This is the mail archive of the
libc-alpha@sourceware.org
mailing list for the glibc project.
Re: [PATCH 6/7] stdlib: Optimization qsort{_r} swap implementation
On 23/01/2018 04:04, Paul Eggert wrote:
> Adhemerval Zanella wrote:
>> At the cost of large text sizes and slight more code:
>
> Yes, that's a common tradeoff for this sort of optimization. My guess is that most glibc users these days would like to spend 4 kB of text space to gain a 2%-or-so CPU speedup. (But it's just a guess. :-)
>> I still prefer my version where generates shorter text segment and also
>> optimizes for uint32_t.
>
> The more-inlined version could also optimize for uint32_t. Such an optimization should not change the machine code on platforms with 32-bit pointers (since uint32_t has the same size and alignment restrictions as void *, and GCC should be smart enough to figure this out) but should speed up the size-4 case on platforms with 64-bit pointers.
>
> Any thoughts on why the more-inlined version is a bit slower when input is already sorted?

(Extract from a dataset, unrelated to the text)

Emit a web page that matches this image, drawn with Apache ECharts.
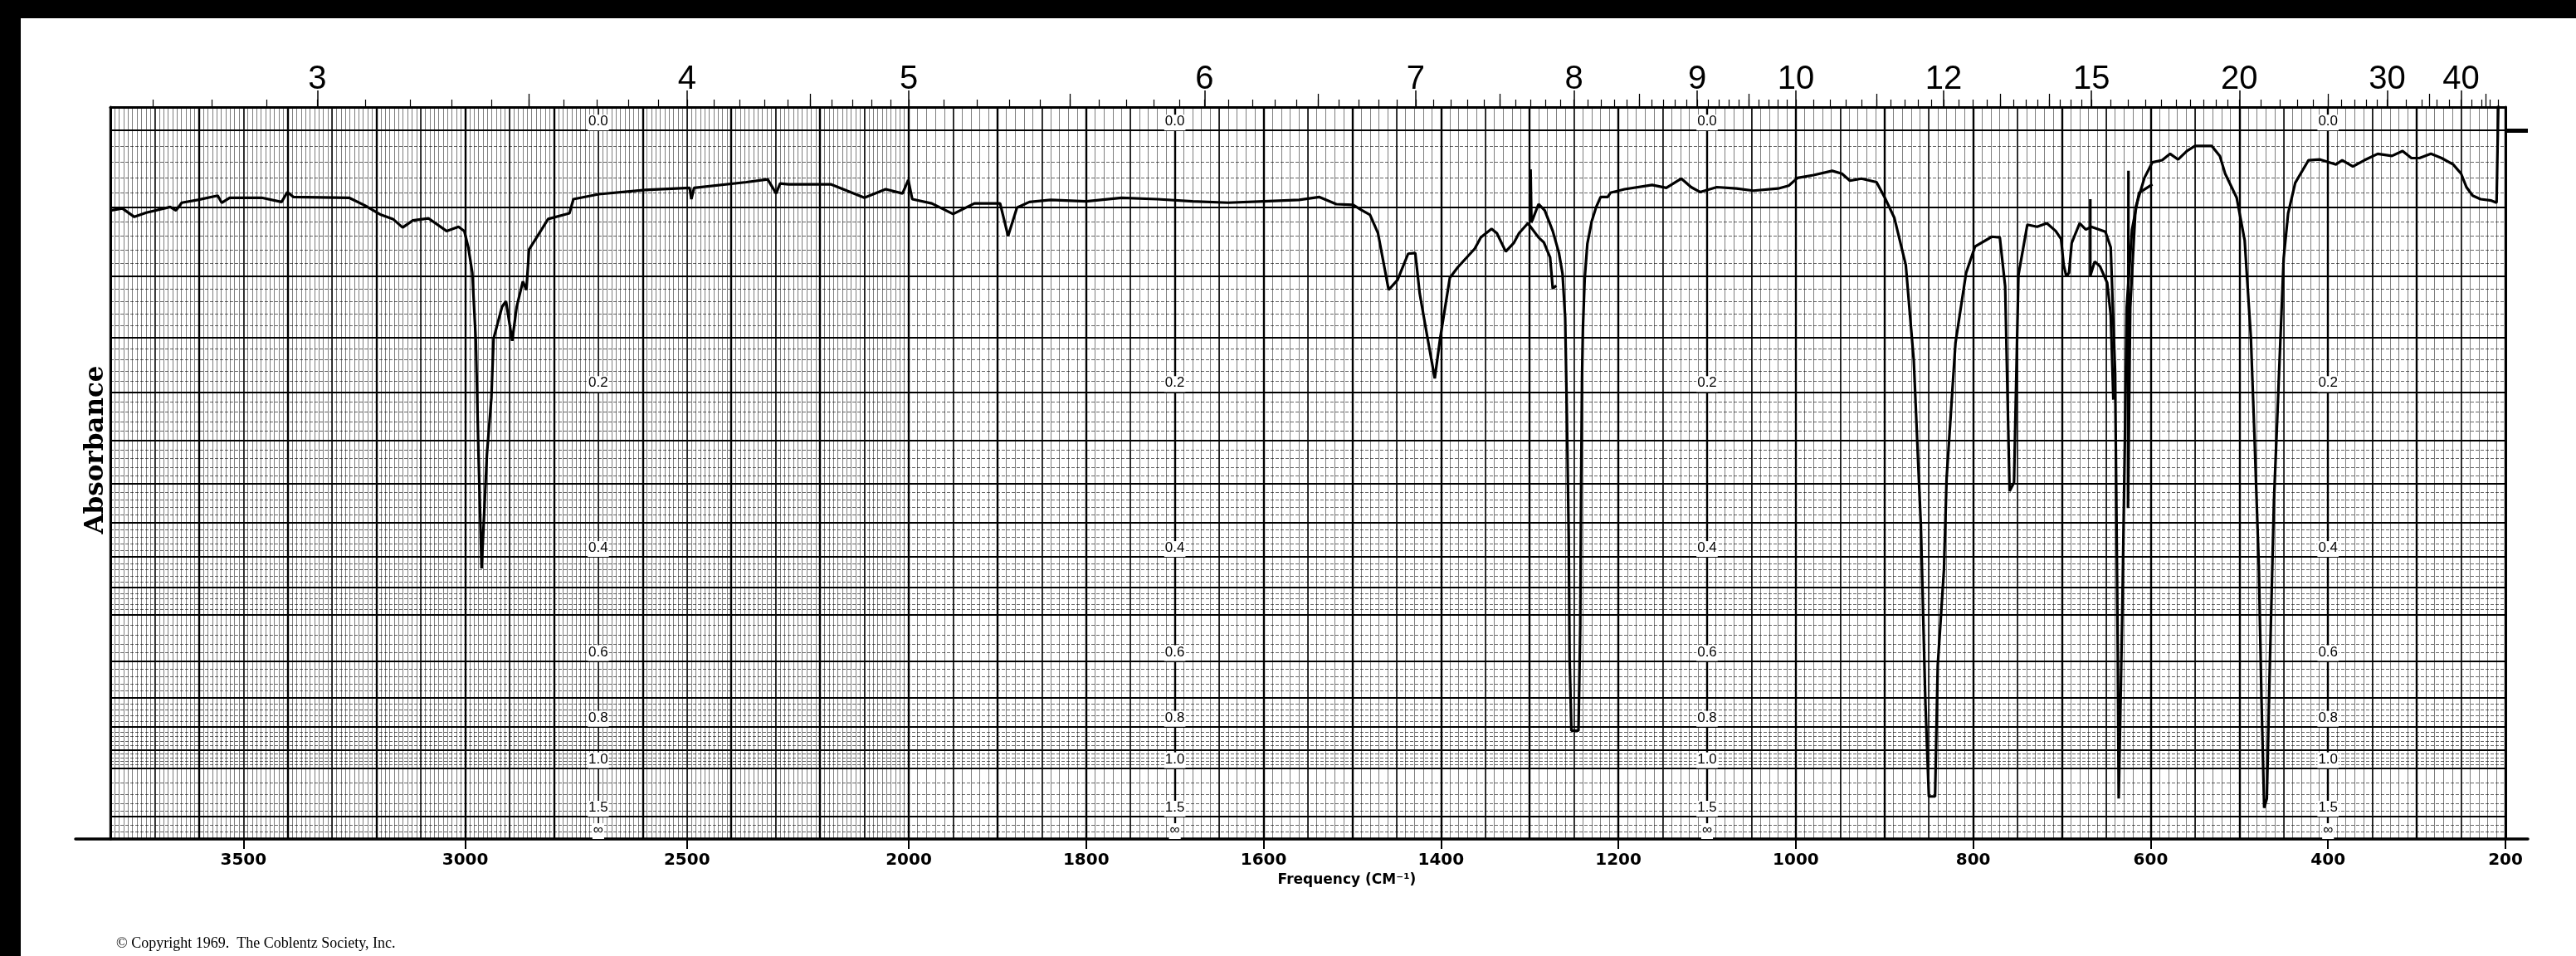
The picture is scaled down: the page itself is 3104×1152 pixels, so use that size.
<!DOCTYPE html>
<html>
<head>
<meta charset="utf-8">
<title>IR spectrum</title>
<script src="https://cdn.jsdelivr.net/npm/echarts@6/dist/echarts.min.js"></script>
<style>
  html, body { margin: 0; padding: 0; background: #000; overflow: hidden; }
  #main { position: absolute; left: 25px; top: 22px; width: 3079px; height: 1130px; background: #fff; }
</style>
</head>
<body>
<div id="main"></div>
<script>
// bottom axis labels (cm-1)
var freqLabels = [3500, 3000, 2500, 2000, 1800, 1600, 1400, 1200, 1000, 800, 600, 400, 200];
// top axis labels (microns)
var micronLabels = [3, 4, 5, 6, 7, 8, 9, 10, 12, 15, 20, 30, 40];
var micronHalf = [3.5, 4.5, 5.5, 6.5, 7.5, 8.5, 9.5, 11, 13, 14, 25, 35, 45];
// absorbance scale printed inside the chart
var absText = ['0.0', '0.2', '0.4', '0.6', '0.8', '1.0', '1.5', '∞'];
var absValue = [0, 0.2, 0.4, 0.6, 0.8, 1.0, 1.5, Infinity];
var absColumns = [2700, 1700, 1100, 400];
var absMajor = [0, 0.05, 0.1, 0.15, 0.2, 0.25, 0.3, 0.35, 0.4, 0.45, 0.5, 0.6, 0.7, 0.8, 0.9, 1.0, 1.5];

// spectrum traces: [wavenumber cm-1, transmittance]
var traceA = [[3800,.887],[3773,.890],[3746,.878],[3719,.884],[3665,.892],[3652,.887],[3639,.898],[3603,.902],
  [3558,.908],[3549,.898],[3531,.905],[3459,.905],[3414,.899],[3401,.913],[3387,.906],[3262,.905],[3226,.894],
  [3190,.881],[3163,.875],[3141,.863],[3118,.873],[3083,.876],[3042,.858],[3015,.864],[3002,.858],[2993,.835],
  [2984,.799],[2976,.703],[2970,.543],[2963,.382],[2951,.543],[2941,.622],[2936,.706],[2917,.751],[2908,.759],
  [2894,.703],[2884,.751],[2870,.787],[2862,.775],[2856,.832],[2841,.847],[2813,.875],[2765,.883],[2756,.903],
  [2699,.910],[2594,.916],[2494,.919],[2490,.903],[2484,.919],[2366,.927],[2318,.931],[2299,.911],[2290,.925],
  [2271,.924],[2176,.924],[2100,.905],[2052,.917],[2014,.911],[2001,.930],[1996,.903],[1974,.897],[1950,.882],
  [1926,.897],[1897,.897],[1888,.851],[1878,.891],[1864,.899],[1840,.902],[1800,.900],[1760,.905],[1720,.903],
  [1680,.900],[1640,.898],[1600,.900],[1560,.902],[1537,.906],[1518,.896],[1499,.895],[1490,.888],[1480,.881],
  [1471,.855],[1459,.775],[1449,.789],[1437,.826],[1429,.827],[1424,.770],[1415,.706],[1407,.650],[1401,.706],
  [1390,.792],[1381,.807],[1362,.833],[1355,.849],[1343,.861],[1337,.855],[1327,.829],[1318,.841],[1312,.855],
  [1302,.869],[1290,.849],[1284,.842],[1277,.821],[1274,.777],[1270,.781]];
var traceB = [[1299,.945],[1298,.870],[1290,.896],[1283,.887],[1274,.858],[1267,.827],[1263,.798],[1260,.736],
  [1258,.593],[1256,.427],[1255,.255],[1253,.153],[1245,.153],[1243,.300],[1242,.500],[1241,.650],[1240,.720],
  [1238,.790],[1235,.840],[1230,.872],[1225,.892],[1220,.906],[1212,.906],[1209,.912],[1193,.917],[1162,.923],
  [1146,.919],[1129,.932],[1118,.920],[1108,.913],[1089,.920],[1067,.918],[1048,.915],[1020,.918],[1008,.922],
  [998,.933],[980,.937],[959,.943],[948,.939],[939,.929],[926,.932],[909,.927],[900,.906],[889,.877],[876,.810],
  [867,.675],[859,.442],[854,.196],[850,.060],[843,.060],[840,.245],[833,.380],[830,.509],[820,.700],[808,.799],
  [798,.836],[779,.850],[770,.849],[764,.780],[759,.491],[754,.503],[749,.796],[739,.867],[728,.864],[717,.869],
  [707,.858],[701,.847],[698,.810],[695,.794],[692,.799],[689,.841],[680,.869],[673,.860],[667,.864],[651,.857],
  [645,.835],[640,.657],[637,.257],[636,.057],[632,.318],[629,.565],[627,.750],[621,.860],[613,.912],[598,.924]];
var traceC = [[668,.903],[668,.795],[663,.815],[657,.808],[649,.785],[645,.740],[642,.620]];
var traceD = [[625,.943],[625.5,.467],[623,.750],[617,.891],[607,.933],[598,.955],[587,.958],[578,.967],[569,.959],
  [559,.971],[550,.978],[531,.978],[522,.964],[516,.939],[503,.905],[494,.845],[487,.708],[483,.571],[478,.384],
  [475,.195],[472,.044],[469,.057],[466,.226],[461,.476],[456,.633],[450,.820],[445,.883],[437,.926],[422,.958],
  [409,.959],[391,.952],[384,.958],[372,.949],[359,.958],[344,.967],[328,.964],[316,.971],[306,.961],[297,.961],
  [284,.967],[272,.961],[259,.952],[250,.939],[244,.920],[237,.908],[228,.903],[216,.901],[210,.898],[208,1.04]];

// chart paper: 2000-3800 at half the scale of 200-2000
function toU(v) { return v >= 2000 ? (3800 - v) / 2 : 900 + (2000 - v); }
function fromU(u) { return u <= 900 ? 3800 - 2 * u : 2000 - (u - 900); }
function absToT(a) { return a === Infinity ? 0 : Math.pow(10, -a); }

var TMAX = 1.033;
var GRID_LEFT = 108, GRID_RIGHT = 85;
var GRID_W = 3079 - GRID_LEFT - GRID_RIGHT;

// fine grid positions
var thinU = [];
for (var u = 0; u < 900; u += 5) thinU.push(u);
for (var u2 = 900; u2 <= 2700; u2 += 10) thinU.push(u2);
var absMinor = [];
for (var i = 1; i < 50; i++) absMinor.push(i / 100);
for (var j = 26; j < 50; j++) absMinor.push(j / 50);
for (var k = 11; k < 15; k++) absMinor.push(k / 10);
absMinor.push(1.7, 2.0);
var micronTicks = [];
function addTicks(a, b, step) {
  for (var m = a; m < b - 1e-9; m += step) micronTicks.push(+m.toFixed(3));
}
addTicks(2.7, 10, 0.1); addTicks(10, 12, 0.2); addTicks(12, 15, 0.25);
addTicks(15, 20, 0.5); addTicks(20, 30, 1); addTicks(30, 50, 2);

var off = {show: false};
var noLine = {show: false, onZero: false};
function line(w) { return {show: true, onZero: false, lineStyle: {color: '#000', width: w}}; }
function xBase(extra) {
  return Object.assign({type: 'value', gridIndex: 0, position: 'bottom', min: 0, max: 2700,
    axisLine: noLine, axisTick: off, axisLabel: off, splitLine: off}, extra);
}
function yBase(extra) {
  return Object.assign({type: 'value', gridIndex: 0, position: 'left', min: 0, max: TMAX,
    axisLine: noLine, axisTick: off, axisLabel: off, splitLine: off}, extra);
}
function microU(m) { return toU(10000 / m); }

var xAxes = [
  xBase({
    axisTick: {show: true, customValues: freqLabels.map(toU), length: 12, lineStyle: {color: '#000', width: 2}},
    axisLabel: {show: true, customValues: freqLabels.map(toU), margin: 16,
      formatter: function (v) { return String(Math.round(fromU(v))); },
      color: '#000', fontFamily: 'DejaVu Sans', fontWeight: 'bold', fontSize: 20},
    name: 'Frequency (CM⁻¹)', nameLocation: 'middle', nameGap: 38,
    nameTextStyle: {color: '#000', fontFamily: 'DejaVu Sans', fontWeight: 'bold', fontSize: 17, padding: [0, 0, 0, 94]}
  }),
  xBase({interval: 100, splitLine: {show: true, lineStyle: {color: '#000', width: 2.4}}}),
  xBase({interval: 50, splitLine: {show: true, lineStyle: {color: '#000', width: 1.5}}}),
  xBase({axisTick: {show: false, customValues: thinU},
    splitLine: {show: true, lineStyle: {color: '#000', width: 1, opacity: 0.5}}}),
  xBase({position: 'top',
    axisLine: line(3),
    axisTick: {show: true, customValues: micronLabels.map(microU), length: 20, lineStyle: {color: '#000', width: 1.5}},
    axisLabel: {show: true, customValues: micronLabels.map(microU), margin: 13,
      formatter: function (v) { return String(Math.round(10000 / fromU(v))); },
      color: '#000', fontFamily: 'Liberation Sans', fontSize: 40}
  }),
  xBase({position: 'top',
    axisTick: {show: true, customValues: micronHalf.map(microU), length: 16, lineStyle: {color: '#000', width: 1.3}}}),
  xBase({position: 'top',
    axisTick: {show: true, customValues: micronTicks.map(microU), length: 9, lineStyle: {color: '#000', width: 1.2}}}),
  {type: 'value', gridIndex: 1, position: 'bottom', min: 0, max: 1,
    axisLine: line(3.5), axisTick: off, axisLabel: off, splitLine: off}
];

function absLabel(t) {
  for (var i = 0; i < absValue.length; i++) {
    if (Math.abs(absToT(absValue[i]) - t) < 1e-7) return absText[i];
  }
  return '';
}

var yAxes = [
  yBase({
    axisLine: line(3),
    name: 'Absorbance', nameLocation: 'middle', nameRotate: 90, nameGap: 2,
    nameTextStyle: {color: '#000', fontFamily: 'DejaVu Serif', fontWeight: 'bold', fontSize: 31, padding: [0, 0, 0, 56]}
  }),
  yBase({axisTick: {show: false, customValues: absMajor.map(absToT)},
    splitLine: {show: true, lineStyle: {color: '#000', width: 2.2}}}),
  yBase({axisTick: {show: false, customValues: absMinor.map(absToT)},
    splitLine: {show: true, lineStyle: {color: '#000', width: 1, opacity: 0.6, type: [4, 2]}}}),
  yBase({position: 'right',
    axisLine: line(3),
    axisTick: {show: true, customValues: [1], length: 27, lineStyle: {color: '#000', width: 5}}})
];
absColumns.forEach(function (wn) {
  yAxes.push(yBase({
    offset: -toU(wn) * GRID_W / 2700,
    axisLabel: {show: true, customValues: absValue.map(absToT), formatter: absLabel,
      align: 'center', verticalAlign: 'bottom', margin: 0, padding: [0, 1, 2, 1],
      backgroundColor: '#fff', color: '#000', fontFamily: 'Liberation Sans', fontSize: 17}
  }));
});
yAxes.push({type: 'value', gridIndex: 1, min: 0, max: 1, show: false});

var traces = [traceA, traceB, traceC, traceD];

var chart = echarts.init(document.getElementById('main'));
chart.setOption({
  animation: false,
  backgroundColor: '#fff',
  title: {
    text: '© Copyright 1969.  The Coblentz Society, Inc.',
    left: 110, top: 1101,
    textStyle: {color: '#000', fontFamily: 'Liberation Serif', fontWeight: 'normal', fontSize: 18}
  },
  grid: [
    {left: GRID_LEFT, right: GRID_RIGHT, top: 107, bottom: 141},
    {left: 66, right: 58, top: 107, bottom: 141}
  ],
  xAxis: xAxes,
  yAxis: yAxes,
  series: traces.map(function (tr) {
    return {
      type: 'line', xAxisIndex: 0, yAxisIndex: 0, silent: true, z: 5,
      showSymbol: false, symbol: 'none',
      lineStyle: {color: '#000', width: 3.2},
      data: tr.map(function (p) { return [toU(p[0]), p[1]]; })
    };
  })
});
</script>
</body>
</html>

Again do we really to over-engineering it? GCC profile usage shows 95% to total
issues done with up to 9 elements and 92% of key size 8. Firefox is somewhat
more diverse with 72% up to 17 elements and 95% of key size 8. I think that
adding even more code complexity by parametrizing the qsort calls to inline
the swap operations won't really make much difference in the aforementioned
user cases.
I would rather add specialized sort implementation such as BSD family, heapsort
and mergesort, to provide different algorithm for different constraints (mergesort
for stable-sort, heapsort/mergesort to avoid worse-case from quicksort). We might
even extend it to add something like introsort.